Haren: A Framework for Ad-Hoc Thread Scheduling Policies for Data Streaming Applications
Paper in proceedings, 2019
In modern Stream Processing Engines (SPEs), numerous diverse applications, which can differ in aspects such as cost, criticality or latency sensitivity, can co-exist in the same computing node. When these differences need to be considered to control the performance of each application, custom scheduling of operators to threads is of key importance (e.g., when a smart vehicle needs to ensure that safety-critical applications always have access to computational power, while other applications are given lower, variable priorities).

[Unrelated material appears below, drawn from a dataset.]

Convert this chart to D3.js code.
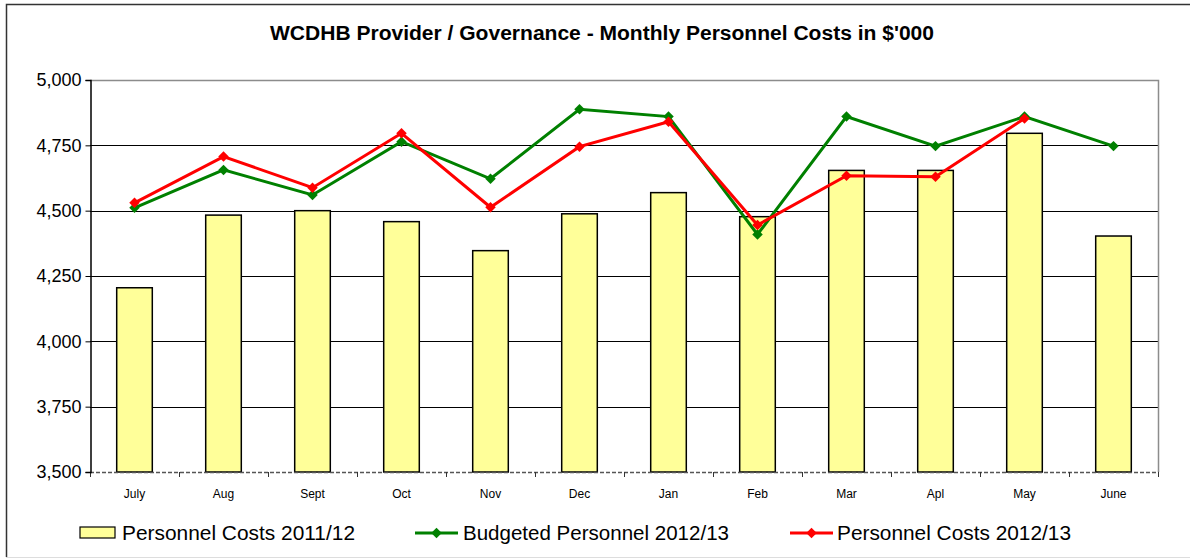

Many solutions have been proposed regarding schedulers that allocate threads to operators to optimize specific metrics (e.g., latency) but there is still lack of a tool that allows arbitrarily complex scheduling strategies to be seamlessly plugged on top of an SPE. We propose Haren to fill this gap. More specifically, we (1) formalize the thread scheduling problem in stream processing in a general way, allowing to define ad-hoc scheduling policies, (2) identify the bottlenecks and the opportunities of scheduling in stream processing, (3) distill a compact interface to connect Haren with SPEs, enabling rapid testing of various scheduling policies, (4) illustrate the usability of the framework by integrating it into an actual SPE and (5) provide a thorough evaluation. As we show, Haren makes it is possible to adapt the use of computational resources over time to meet the goals of a variety of scheduling policies.